MODNet: Multi-offset Point Cloud Denoising Network Customized for Multi-scale Patches

TL;DR

MODNet introduces a multi-offset point cloud denoising network that adaptively utilizes multi-scale geometric information to improve surface detail preservation and reduce degradation in noisy 3D data.

Contribution

The paper proposes a novel multi-offset denoising network with a multi-scale perception module that adaptively guides feature utilization based on local geometry.

Findings

Achieves state-of-the-art results on synthetic datasets.

Outperforms existing methods on real-scanned data.

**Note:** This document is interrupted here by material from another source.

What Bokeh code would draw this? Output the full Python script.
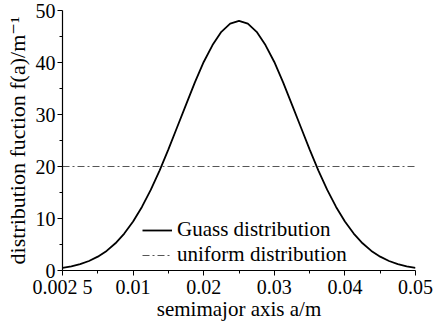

Effectively preserves geometric details near edges and complex surfaces.

Abstract

The intricacy of 3D surfaces often results cutting-edge point cloud denoising (PCD) models in surface degradation including remnant noise, wrongly-removed geometric details. Although using multi-scale patches to encode the geometry of a point has become the common wisdom in PCD, we find that simple aggregation of extracted multi-scale features can not adaptively utilize the appropriate scale information according to the geometric information around noisy points. It leads to surface degradation, especially for points close to edges and points on complex curved surfaces. We raise an intriguing question -- if employing multi-scale geometric perception information to guide the network to utilize multi-scale information, can eliminate the severe surface degradation problem? To answer it, we propose a Multi-offset Denoising Network (MODNet) customized for multi-scale patches. First, we extract the low-level feature of three scales patches by patch feature encoders. Second, a multi-scale perception module is designed to embed multi-scale geometric information for each scale feature and regress multi-scale weights to guide a multi-offset denoising displacement. Third, a multi-offset decoder regresses three scale offsets, which are guided by the multi-scale weights to predict the final displacement by weighting them adaptively. Experiments demonstrate that our method achieves new state-of-the-art performance on both synthetic and real-scanned datasets.